The area under the curve is m/s^2 multiplied by s which gives you m/s, or change in velocity, not displacement.

If you were given an equation that describes acceleration you would integrate to get an equation for velocity at any particular time. Integrate the velocity equation and you get position at any particular time.

3. Jul 7, 2013

### tomtomtom1

What i am trying to do is determine displacement by double integration.

I have plotted acceleration (m/s^2) on my Y axis and time (seconds) along my X axis.

So if i find the area under the curve between t=0 y= 2.189873122 and t= 0.25 y = 2.388952497, then should should give me velocity.

By plotting velocity (m/s) along the Y axis and time (seconds) along my X axis and repeating the above steps but for the relevant Y values i should get displacement between t=0 and t = 0.25.

That is the theroy, i do not have an equation, i just have a list of data points the data i have was produced by an accelerometer.

4. Jul 7, 2013

### lewando

Recommend you implement your method using a spreadsheet program to minimize unintentional math errors.

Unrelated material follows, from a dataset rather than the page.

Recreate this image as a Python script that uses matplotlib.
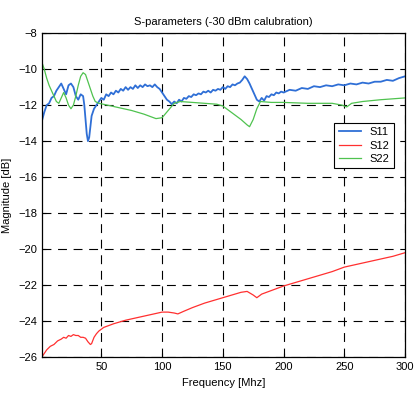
import matplotlib
matplotlib.use("Agg")
import matplotlib.pyplot as plt

plt.rcParams["font.family"] = ["Liberation Sans", "DejaVu Sans"]

# S11 (noisy blue trace)
f_s11 = [1, 3, 5, 7, 9, 11, 13, 15, 17, 19, 21, 23, 25, 27, 29, 31, 33, 35, 36, 37,
         38, 39, 40, 41, 42, 44, 46, 48, 50, 52, 54, 56, 58, 60, 62, 64, 66, 68, 70, 72,
         74, 76, 78, 80, 82, 84, 86, 88, 90, 92, 94, 96, 98, 100, 102, 104, 106, 108, 110, 112,
         114, 116, 118, 120, 122, 124, 126, 128, 130, 132, 134, 136, 138, 140, 142, 144, 146, 148, 150, 152,
         154, 156, 158, 160, 162, 164, 166, 168, 170, 172, 174, 176, 178, 180, 182, 184, 186, 188, 190, 192,
         194, 196, 198, 200, 205, 210, 215, 220, 225, 230, 235, 240, 245, 250, 255, 260, 265, 270, 275, 280,
         285, 290, 295, 300]
s11 = [-12.9, -12.4, -12.0, -11.9, -11.6, -11.5, -11.2, -11.0, -10.8, -11.1, -11.4, -10.9, -10.8, -11.0, -11.5, -11.7, -11.4, -11.5, -12.0, -12.8,
       -13.6, -14.0, -13.8, -13.2, -12.6, -12.2, -12.0, -11.8, -11.6, -11.7, -11.4, -11.5, -11.3, -11.4, -11.2, -11.3, -11.1, -11.2, -11.0, -11.15,
       -11.0, -11.1, -10.9, -11.05, -10.9, -11.0, -10.85, -10.95, -10.9, -11.0, -10.85, -11.0, -11.1, -11.3, -11.5, -11.7, -11.8, -11.95, -11.8, -11.9,
       -11.7, -11.8, -11.6, -11.65, -11.5, -11.55, -11.4, -11.45, -11.35, -11.4, -11.25, -11.3, -11.2, -11.3, -11.15, -11.2, -11.1, -11.15, -11.0, -11.1,
       -10.95, -11.0, -10.85, -10.9, -10.8, -10.75, -10.6, -10.4, -10.55, -10.8, -11.1, -11.4, -11.7, -11.8, -11.6, -11.75, -11.5, -11.55, -11.4, -11.45,
       -11.3, -11.35, -11.25, -11.3, -11.15, -11.2, -11.05, -11.1, -10.95, -11.0, -10.9, -10.95, -10.85, -10.9, -10.8, -10.85, -10.75, -10.8, -10.7, -10.7,
       -10.6, -10.65, -10.5, -10.4]

# S12 (red trace)
f_s12 = [1, 3, 5, 8, 11, 14, 17, 19, 21, 23, 25, 27, 29, 31, 33, 35, 37, 39, 41, 42,
         44, 46, 48, 52, 56, 60, 70, 80, 90, 100, 105, 110, 113, 118, 125, 135, 145, 155, 165, 170,
         175, 178, 182, 190, 200, 210, 220, 230, 240, 250, 260, 270, 280, 290, 300]
s12 = [-26.0, -25.8, -25.6, -25.4, -25.3, -25.1, -25.0, -24.9, -24.95, -24.8, -24.85, -24.75, -24.8, -24.8, -24.9, -24.9, -24.95, -25.15, -25.3, -25.25,
       -24.9, -24.7, -24.55, -24.35, -24.25, -24.15, -23.95, -23.8, -23.65, -23.5, -23.5, -23.55, -23.6, -23.45, -23.25, -23.0, -22.8, -22.6, -22.4, -22.35,
       -22.55, -22.7, -22.5, -22.3, -22.05, -21.85, -21.65, -21.45, -21.25, -21.0, -20.85, -20.7, -20.55, -20.4, -20.2]

# S22 (green trace)
f_s22 = [1, 3, 5, 7, 9, 11, 13, 15, 17, 19, 21, 23, 25, 27, 29, 31, 33, 35, 37, 39,
         41, 43, 45, 48, 55, 65, 75, 85, 95, 100, 105, 110, 115, 125, 135, 145, 150, 155, 160, 165,
         170, 172, 175, 178, 181, 190, 200, 220, 240, 248, 252, 256, 265, 280, 300]
s22 = [-9.6, -10.0, -10.5, -10.9, -11.2, -11.5, -11.8, -11.9, -11.6, -11.3, -11.6, -12.0, -12.2, -12.0, -11.5, -10.9, -10.4, -10.2, -10.3, -10.7,
       -11.1, -11.5, -11.8, -11.9, -12.0, -12.15, -12.3, -12.5, -12.75, -12.7, -12.3, -11.9, -11.8, -11.85, -11.9, -11.95, -12.05, -12.3, -12.55, -12.8,
       -13.1, -13.2, -12.8, -12.2, -11.8, -11.85, -11.85, -11.9, -11.9, -12.0, -12.1, -11.9, -11.8, -11.7, -11.6]

x_ticks = [50, 100, 150, 200, 250, 300]
y_ticks = [-8, -10, -12, -14, -16, -18, -20, -22, -24, -26]

fig = plt.figure(figsize=(4.18, 3.99), dpi=100)
ax = fig.add_axes([0.10, 0.105, 0.869, 0.812])

ax.plot(f_s11, s11, color="#2f6fd6", linewidth=1.3, label="S11")
ax.plot(f_s12, s12, color="#ff3030", linewidth=0.9, label="S12")
ax.plot(f_s22, s22, color="#4fc24f", linewidth=0.9, label="S22")

ax.set_xlim(1, 300)
ax.set_ylim(-26, -8)
ax.set_xticks(x_ticks)
ax.set_yticks(y_ticks)
ax.tick_params(direction="in", labelsize=8, length=3)
ax.grid(True, color="black", linestyle=(0, (8, 6)), linewidth=0.8)
for s in ax.spines.values():
    s.set_linewidth(0.9)

ax.set_title("S-parameters (-30 dBm calubration)", fontsize=8)
ax.set_xlabel("Frequency [Mhz]", fontsize=8)
ax.set_ylabel("Magnitude [dB]", fontsize=8)

leg = ax.legend(loc="upper right", bbox_to_anchor=(0.985, 0.74), fontsize=8,
                fancybox=False, framealpha=1, edgecolor="black",
                handlelength=2.0, borderpad=0.4, labelspacing=0.3)
leg.get_frame().set_linewidth(0.8)

fig.savefig("out.png", dpi=100)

You should test your method (and your spreadsheet) by using the same constant acceleration value for each interval. Your result should match the result you would get if you used a standard constant acceleration kinematic equation.

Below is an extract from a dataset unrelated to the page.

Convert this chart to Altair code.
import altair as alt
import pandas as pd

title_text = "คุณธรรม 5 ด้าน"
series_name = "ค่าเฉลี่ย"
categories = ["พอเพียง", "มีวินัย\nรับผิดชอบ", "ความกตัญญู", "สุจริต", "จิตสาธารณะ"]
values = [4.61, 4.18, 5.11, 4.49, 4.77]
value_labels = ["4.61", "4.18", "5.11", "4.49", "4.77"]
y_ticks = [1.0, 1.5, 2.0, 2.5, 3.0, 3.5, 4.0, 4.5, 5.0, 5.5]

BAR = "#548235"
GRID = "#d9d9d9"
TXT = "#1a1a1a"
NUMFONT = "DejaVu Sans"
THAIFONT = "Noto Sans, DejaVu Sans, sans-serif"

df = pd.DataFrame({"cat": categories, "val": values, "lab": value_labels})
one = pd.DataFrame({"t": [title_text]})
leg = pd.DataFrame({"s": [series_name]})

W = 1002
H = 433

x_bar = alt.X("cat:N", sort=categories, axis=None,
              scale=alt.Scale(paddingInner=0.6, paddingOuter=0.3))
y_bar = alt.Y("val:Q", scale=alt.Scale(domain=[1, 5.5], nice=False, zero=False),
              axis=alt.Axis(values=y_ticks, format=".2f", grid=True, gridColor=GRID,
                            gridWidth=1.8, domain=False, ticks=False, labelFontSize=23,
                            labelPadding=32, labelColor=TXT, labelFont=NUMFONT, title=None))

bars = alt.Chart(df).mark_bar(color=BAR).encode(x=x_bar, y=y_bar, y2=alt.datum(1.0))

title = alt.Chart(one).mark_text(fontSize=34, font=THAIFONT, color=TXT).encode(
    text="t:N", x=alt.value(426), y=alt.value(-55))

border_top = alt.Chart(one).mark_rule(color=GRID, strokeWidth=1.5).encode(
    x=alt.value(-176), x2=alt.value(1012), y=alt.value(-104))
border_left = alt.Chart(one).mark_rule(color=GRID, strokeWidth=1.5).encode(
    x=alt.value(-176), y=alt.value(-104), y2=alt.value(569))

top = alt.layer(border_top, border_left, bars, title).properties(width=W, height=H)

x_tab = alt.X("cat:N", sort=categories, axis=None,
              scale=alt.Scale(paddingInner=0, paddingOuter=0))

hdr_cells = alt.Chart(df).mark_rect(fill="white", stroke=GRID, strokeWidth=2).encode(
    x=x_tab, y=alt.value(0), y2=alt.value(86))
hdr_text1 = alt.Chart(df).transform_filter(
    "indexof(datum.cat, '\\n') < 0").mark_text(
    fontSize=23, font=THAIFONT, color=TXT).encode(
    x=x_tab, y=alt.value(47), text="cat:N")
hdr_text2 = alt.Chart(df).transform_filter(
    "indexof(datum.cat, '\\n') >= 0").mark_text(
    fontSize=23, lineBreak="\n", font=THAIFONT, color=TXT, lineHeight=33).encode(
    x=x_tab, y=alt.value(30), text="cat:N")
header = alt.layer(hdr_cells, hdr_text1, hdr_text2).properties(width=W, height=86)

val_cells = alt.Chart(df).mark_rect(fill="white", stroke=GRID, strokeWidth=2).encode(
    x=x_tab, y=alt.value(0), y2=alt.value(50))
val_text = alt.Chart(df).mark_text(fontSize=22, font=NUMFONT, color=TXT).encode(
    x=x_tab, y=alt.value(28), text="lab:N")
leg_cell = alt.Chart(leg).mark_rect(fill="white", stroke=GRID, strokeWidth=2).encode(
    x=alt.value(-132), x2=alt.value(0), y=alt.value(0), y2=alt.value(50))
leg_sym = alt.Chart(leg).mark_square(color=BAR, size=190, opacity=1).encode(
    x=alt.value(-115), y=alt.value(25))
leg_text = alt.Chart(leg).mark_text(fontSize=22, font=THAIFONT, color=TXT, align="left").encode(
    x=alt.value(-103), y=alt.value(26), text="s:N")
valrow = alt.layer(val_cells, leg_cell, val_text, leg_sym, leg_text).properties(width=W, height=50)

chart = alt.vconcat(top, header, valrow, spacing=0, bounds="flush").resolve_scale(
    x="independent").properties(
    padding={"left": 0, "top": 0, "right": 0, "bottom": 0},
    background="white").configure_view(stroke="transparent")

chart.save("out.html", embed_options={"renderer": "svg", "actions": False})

When you get that working, use your experimental acceleration values.

5. Jul 7, 2013

### pgardn

Sorry I did not see your attached graph.

What the previous poster said. I just gotta add its change in velocity for that time interval. Just like its displacement, not position, over those time periods.

6. Jul 7, 2013

### rcgldr

Yes, as posted above, the first step is to multiply change in time by change in velocity per unit time, so for each trapezoid, the units would be related to Δt · (Δv / Δt) = Δv, or (s) · (m/s^2) = (m/s), Then by repeating the process a second time, you're using the same time intervals and calling displacement "p" for position, then for each trapezoid, the units would be related to Δt · (Δp / Δt) = Δp or (s) · (m/s) = m (meters).